Almost a
year before East Palo Alto's largest landlord lost its 1,800 rental
units to a bank, officials from CalPERS began grilling the real estate
company -- in which they had invested $100 million into -- about its
management practices and strategies, court documents released this week
show.
Among the 1,175 pages that a federal judge ordered to be
made public Monday are a series of testy e-mail exchanges in the spring
of 2009 between the California Public Employees Retirement System and
Page Mill Properties, which had angered East Palo Alto officials and
tenants by taking advantage of the city's flawed rent control law to
substantially increase rents.
Page Mill was supposed to make a
balloon payment of $50 million to Wachovia Bank on Aug. 1, 2009, and
CalPERS officials apparently were getting nervous about its ability to
pony up the money.
An April 17, 2009, letter from CalPERS to Page Mill CEO David Taran outlines several of the pension fund's concerns.
"CalPERS
continues to receive complaints from the community and requests for
information and meetings from disgruntled residents," the letter
states. "We believe that the continued controversy surrounding the
property is having an adverse effect on the value of the property and
its prospects."
The letter goes on to state that CalPERS was
"concerned about the performance and stability" of its Page Mill II
investment portfolio. "Simply put, it is unclear to us whether your implementation of the current investment strategy and operation are effective and yielding appropriate results."

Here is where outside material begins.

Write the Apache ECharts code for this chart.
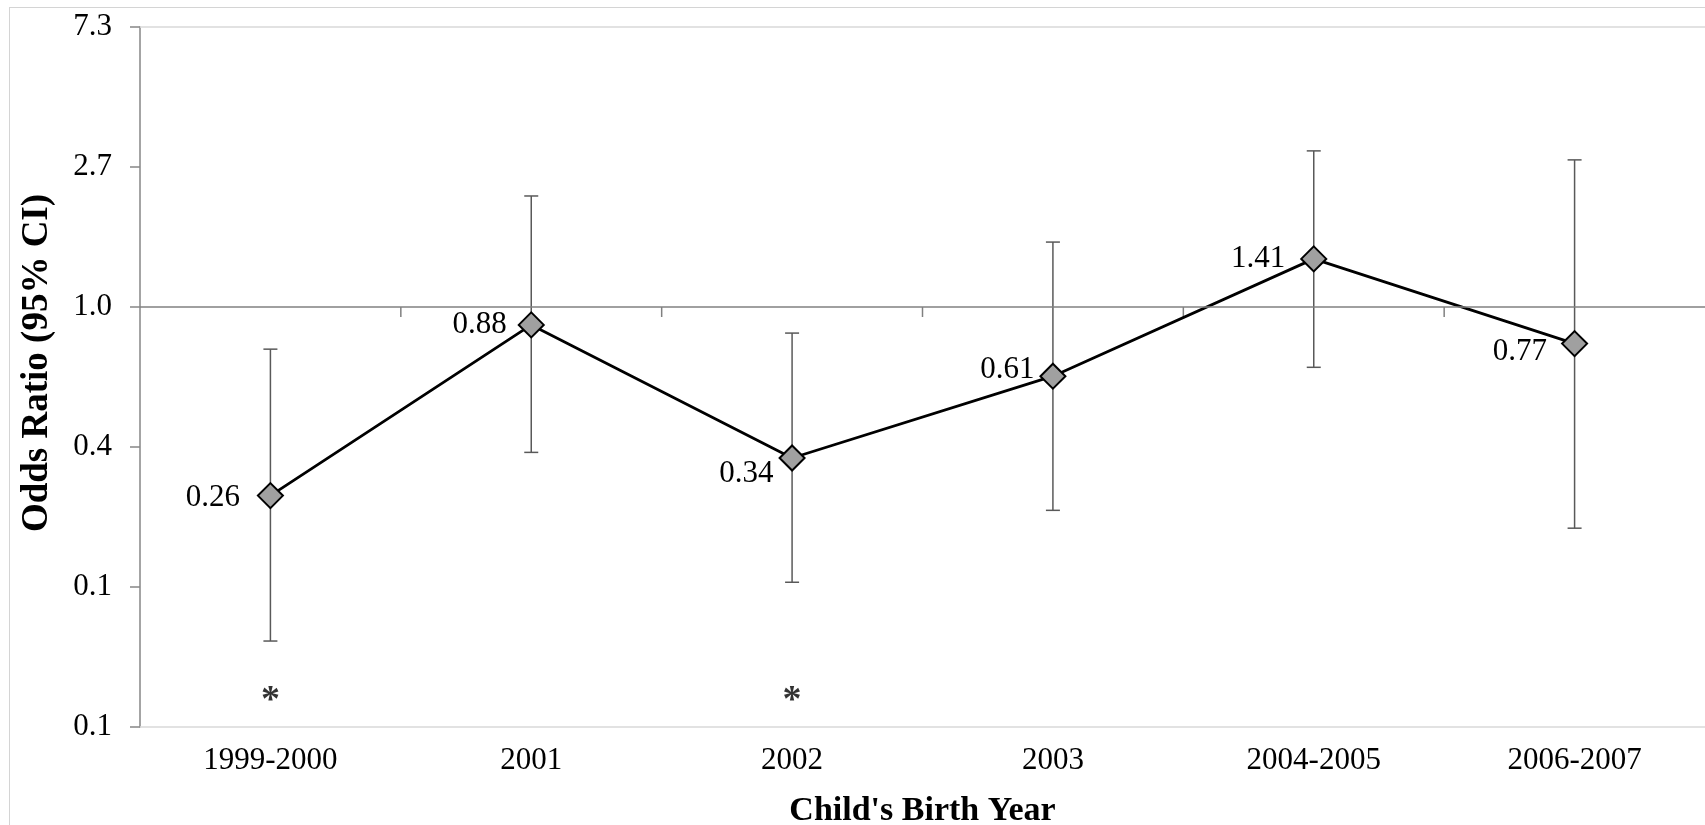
<!DOCTYPE html>
<html>
<head>
<meta charset="utf-8">
<title>Odds Ratio by Child's Birth Year</title>
<script src="https://cdn.jsdelivr.net/npm/echarts@6/dist/echarts.min.js"></script>
<style>
    body { margin: 0; background: #fff; overflow: hidden; }
    #main { position: absolute; left: 0; top: 0; width: 1705px; height: 825px; }
    #frame { position: absolute; left: 9px; top: 7px; width: 1740px; height: 860px;
             border: 1px solid #d4d4d4; pointer-events: none; }
</style>
</head>
<body>
<div id="main"></div>
<div id="frame"></div>
<script type="text/javascript">
    // values
    var categories = ['1999-2000', '2001', '2002', '2003', '2004-2005', '2006-2007'];
    var oddsRatio = [0.26, 0.88, 0.34, 0.61, 1.41, 0.77];
    var ciLower = [0.092, 0.354, 0.140, 0.234, 0.65, 0.206];
    var ciUpper = [0.74, 2.21, 0.83, 1.59, 3.05, 2.86];
    var significant = [true, false, true, false, false, false];
    var starLevel = 0.06;
    var yTickLabels = ['0.1', '0.1', '0.4', '1.0', '2.7', '7.3'];

    // label nudges (dx, dy) so the numbers sit like in the original
    var labelOffsets = [[-12, 2], [-6, 0], [0, 16], [0, -6], [-10, 0], [-9, 8]];

    var serif = "'Liberation Serif', 'Times New Roman', serif";
    var myChart = echarts.init(document.getElementById('main'));

    var errData = categories.map(function (c, i) { return [i, ciLower[i], ciUpper[i]]; });
    var pointData = oddsRatio.map(function (v, i) {
        return {
            value: v,
            label: { offset: labelOffsets[i] }
        };
    });
    var starData = significant.map(function (s, i) { return s ? [i, starLevel] : [i, null]; });
    var tickData = categories.map(function (c, i) { return [i, 1]; }).slice(1);

    var option = {
        animation: false,
        grid: { left: 140, right: 0, top: 27, bottom: 98, outerBoundsMode: 'none' },
        xAxis: [{
            type: 'category',
            data: categories,
            position: 'bottom',
            axisLine: { lineStyle: { color: '#d9d9d9', width: 1.5 } },
            axisTick: { show: false },
            axisLabel: { fontFamily: serif, fontSize: 31, color: '#000', margin: 18 },
            name: "Child's Birth Year",
            nameLocation: 'middle',
            nameGap: 67,
            nameTextStyle: { fontFamily: serif, fontSize: 34, fontWeight: 'bold', color: '#000' }
        }, {
            type: 'category',
            data: categories,
            position: 'top',
            axisLine: { lineStyle: { color: '#d9d9d9', width: 1.5 } },
            axisTick: { show: false },
            axisLabel: { show: false }
        }],
        yAxis: {
            type: 'log',
            logBase: Math.E,
            min: Math.exp(-3),
            max: Math.exp(2),
            splitNumber: 5,
            axisLine: { show: true, lineStyle: { color: '#868686', width: 1.5 } },
            axisTick: { show: true, length: 10, lineStyle: { color: '#868686', width: 1.5 } },
            splitLine: { show: false },
            axisLabel: {
                fontFamily: serif, fontSize: 31, color: '#000', margin: 28,
                formatter: function (v) {
                    return yTickLabels[Math.round(Math.log(v)) + 3];
                }
            },
            name: 'Odds Ratio (95% CI)',
            nameLocation: 'middle',
            nameGap: 84,
            nameTextStyle: {
                fontFamily: serif, fontSize: 37, fontWeight: 'bold', color: '#000',
                padding: [0, 0, 0, 28]
            }
        },
        series: [{
            // reference line at OR = 1 with category boundary ticks
            type: 'custom',
            name: 'refTicks',
            silent: true,
            z: 1,
            data: tickData,
            renderItem: function (params, api) {
                var p = api.coord([api.value(0), api.value(1)]);
                var band = api.size([1, 0])[0];
                var x = p[0] - band / 2;
                return {
                    type: 'line',
                    shape: { x1: x, y1: p[1], x2: x, y2: p[1] + 10 },
                    style: { stroke: '#808080', lineWidth: 1.5 }
                };
            },
            markLine: {
                silent: true,
                symbol: 'none',
                label: { show: false },
                lineStyle: { color: '#808080', width: 1.5, type: 'solid' },
                data: [{ yAxis: 1 }]
            }
        }, {
            type: 'custom',
            name: '95% CI',
            silent: true,
            z: 2,
            data: errData,
            encode: { x: 0, y: [1, 2] },
            renderItem: function (params, api) {
                var lo = api.coord([api.value(0), api.value(1)]);
                var hi = api.coord([api.value(0), api.value(2)]);
                var cap = 7;
                var st = { stroke: '#595959', lineWidth: 1.5 };
                return {
                    type: 'group',
                    children: [
                        { type: 'line', shape: { x1: lo[0], y1: lo[1], x2: hi[0], y2: hi[1] }, style: st },
                        { type: 'line', shape: { x1: lo[0] - cap, y1: lo[1], x2: lo[0] + cap, y2: lo[1] }, style: st },
                        { type: 'line', shape: { x1: hi[0] - cap, y1: hi[1], x2: hi[0] + cap, y2: hi[1] }, style: st }
                    ]
                };
            }
        }, {
            type: 'line',
            name: 'Odds Ratio',
            z: 3,
            data: pointData,
            symbol: 'diamond',
            symbolSize: 25,
            lineStyle: { color: '#000', width: 2.8 },
            itemStyle: { color: '#a0a0a0', borderColor: '#000', borderWidth: 2 },
            label: {
                show: true,
                position: 'left',
                distance: 5,
                fontFamily: serif,
                fontSize: 31,
                color: '#000',
                formatter: function (p) { return p.value.toFixed(2); }
            }
        }, {
            type: 'scatter',
            name: 'significant',
            symbolSize: 0,
            data: starData,
            label: {
                show: true,
                position: 'inside',
                offset: [0, 0],
                fontFamily: serif,
                fontSize: 38,
                fontWeight: 'bold',
                color: '#000',
                formatter: '*'
            }
        }]
    };

    myChart.setOption(option);
</script>
</body>
</html>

It's unknown who wrote the letter because the second page wasn't released.
Upon
learning that CalPERS had hired consultants to appraise the rental
properties, Page Mill general counsel James Shore wrote an e-mail April
29 to CalPERS portfolio manager Laurie Weir questioning the move.
"We do not understand why the appraisals are proceeding and feel that finalizing the
appraisals may negatively impact our investments," Shore wrote.
Weir
replied on May 26 that "CalPERS is entitled to investigate the assets
in its investment portfolio." And in a subsequent letter, dated June 8,
Weir requested a meeting to learn about Page Mill's "plan for
addressing the $50 million loan pay down due August 1, 2009."
On
Oct. 21, after Page Mill had defaulted on the payment but was trying to
avoid foreclosure, Taran wrote CalPERS a letter suggesting the company
could reorganize under bankruptcy provisions if additional funding was
secured.
But in an Oct. 27 reply, Weir said: "As previously indicated, CalPERS has no interest in providing any additional capital."
The
1,175 pages of e-mails, letters, reports and financial filings were
released as a result of a lawsuit filed by the California First
Amendment Coalition. The Bay Area nonprofit watchdog said it sued to
learn why CalPERS, the pension fund for state government workers,
invested in the Page Mill Properties II portfolio.
The
coalition's executive director, Peter Scheer, said his organization
still wants to see the memorandum and partnership agreement for the
deal, which were not included in the documents released Monday.
Documents dating back to the summer of 2006, when CalPERS signed on to
the $100 million investment, were the earliest ones released.
"That was the first thing that occurred to me," Scheer said. "Where is all the stuff that occurred before they signed the
contract?"
The
court is still reviewing about 100 records that CalPERS contends is
subject to attorney-client privilege and other exemptions, Scheer said.
In March of this year Wells Fargo Bank, which took over Wachovia, took control of Page Mill's former properties.